■ **WRITTEN TASK**
Leaving out every picture, copy the lines of the data exactly, from the first through the line containing "(title) at (340,440)".

:::::

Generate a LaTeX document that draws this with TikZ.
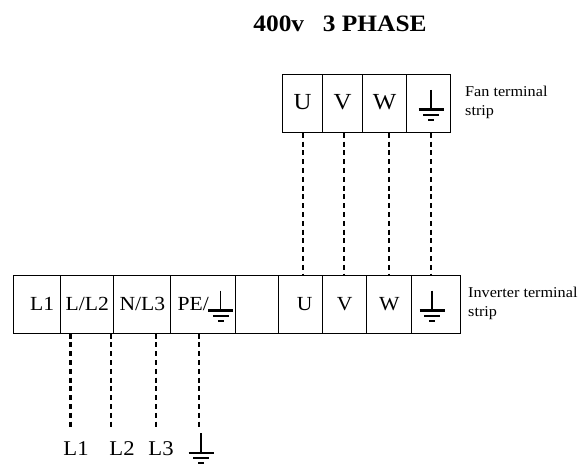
\documentclass[tikz,border=0pt]{standalone}
\usepackage{fontspec}
\setmainfont[FakeStretch=1.08]{Liberation Serif}
\usetikzlibrary{matrix,positioning}

\begin{document}
\begin{tikzpicture}[
x=1pt,y=1pt,
strip/.style={
  matrix of nodes,
  inner sep=0pt,
  nodes={
    draw,
    line width=1.2pt,
    inner sep=0pt,
    outer sep=0pt,
    text height=13pt,
    text depth=0pt,
    minimum height=58.5pt
    },
  nodes in empty cells,
  column sep=-1.2pt
  },
wire/.style={
  line width=2.8pt,
  dash pattern=on 5pt off 3.8pt
  },
note/.style={
  align=left,
  anchor=north west,
  inner sep=0pt,
  font=\fontsize{15}{19.5}\selectfont
  },
bottomlabel/.style={
  font=\fontsize{21}{24}\selectfont,
  text height=13pt
  },
gnd/.pic={
  \draw[line width=1.2pt] (0,0) -- (0,-20);
  \draw[line width=2.6pt] (-12.5,-20) -- (12.5,-20);
  \draw[line width=2pt] (-8,-25) -- (8,-25);
  \draw[line width=2pt] (-3,-30) -- (3,-30);
  }
]
\useasboundingbox (0,0) rectangle (585,464);

\node[font=\fontsize{23.5}{26}\selectfont\bfseries] (title) at (340,440) {400v\hspace{.8em}3 PHASE};

\matrix[strip,anchor=north west,nodes={font=\fontsize{23}{26}\selectfont,text height=11pt}] (fan) at (281.5,390.5)
{
|[minimum width=40.5pt]| U & |[minimum width=39.7pt]| V & |[minimum width=44.3pt]| W & |[minimum width=43.5pt]| \\
};
\matrix[strip,anchor=north west,nodes={font=\fontsize{20}{24}\selectfont}] (inv) at (12.5,189.7)
{
|[minimum width=47.5pt]| \hspace*{10pt}L1 & |[minimum width=53pt]| L/L2 & |[minimum width=57pt]| N/L3 & |[minimum width=65pt]| \hspace*{-20pt}PE/ & |[minimum width=43pt]| & |[minimum width=43.7pt]| \hspace*{8pt}U & |[minimum width=44.3pt]| V & |[minimum width=45pt]| W & |[minimum width=49pt]| \\
};

\coordinate (w1) at (303,200);
\coordinate (w2) at (344,200);
\coordinate (w3) at (389,200);
\coordinate (w4) at (431,200);

\pic at (fan-1-4.north -| w4) [yshift=-15.5pt] {gnd};
\pic at (inv-1-9.north -| w4) [yshift=-15.5pt,xshift=1pt] {gnd};
\pic at ([xshift=17.5pt,yshift=-15.5pt]inv-1-4.north) {gnd};

\node[note] (fannote) at (465,378.5) {Fan terminal\\strip};
\node[note] (invnote) at (468,177.5) {Inverter terminal\\strip};

\node[bottomlabel] (bl1) at (76,15) {L1};
\node[bottomlabel] (bl2) at (122,15) {L2};
\node[bottomlabel] (bl3) at (161,15) {L3};
\coordinate (bgnd) at (201,31);
\pic at (bgnd) {gnd};

\draw[wire] (fan-1-1.south -| w1) -- (inv-1-6.north -| w1);
\draw[wire] (fan-1-2.south -| w2) -- (inv-1-7.north -| w2);
\draw[wire] (fan-1-3.south -| w3) -- (inv-1-8.north -| w3);
\draw[wire] (fan-1-4.south -| w4) -- (inv-1-9.north -| w4);

\coordinate (e1) at (70.5,36);
\coordinate (e2) at (111,36);
\coordinate (e3) at (156,36);
\coordinate (e4) at (199,36);
\draw[wire] (inv-1-2.south -| e1) -- (e1);
\draw[wire] (inv-1-3.south -| e2) -- (e2);
\draw[wire] (inv-1-3.south -| e3) -- (e3);
\draw[wire] (inv-1-4.south -| e4) -- (e4);

\end{tikzpicture}
\end{document}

:::::

■ **IN RESPONSE**
Generate a LaTeX document that draws this with TikZ.
\documentclass[tikz,border=0pt]{standalone}
\usepackage{fontspec}
\setmainfont[FakeStretch=1.08]{Liberation Serif}
\usetikzlibrary{matrix,positioning}

\begin{document}
\begin{tikzpicture}[
x=1pt,y=1pt,
strip/.style={
  matrix of nodes,
  inner sep=0pt,
  nodes={
    draw,
    line width=1.2pt,
    inner sep=0pt,
    outer sep=0pt,
    text height=13pt,
    text depth=0pt,
    minimum height=58.5pt
    },
  nodes in empty cells,
  column sep=-1.2pt
  },
wire/.style={
  line width=2.8pt,
  dash pattern=on 5pt off 3.8pt
  },
note/.style={
  align=left,
  anchor=north west,
  inner sep=0pt,
  font=\fontsize{15}{19.5}\selectfont
  },
bottomlabel/.style={
  font=\fontsize{21}{24}\selectfont,
  text height=13pt
  },
gnd/.pic={
  \draw[line width=1.2pt] (0,0) -- (0,-20);
  \draw[line width=2.6pt] (-12.5,-20) -- (12.5,-20);
  \draw[line width=2pt] (-8,-25) -- (8,-25);
  \draw[line width=2pt] (-3,-30) -- (3,-30);
  }
]
\useasboundingbox (0,0) rectangle (585,464);

\node[font=\fontsize{23.5}{26}\selectfont\bfseries] (title) at (340,440) {400v\hspace{.8em}3 PHASE};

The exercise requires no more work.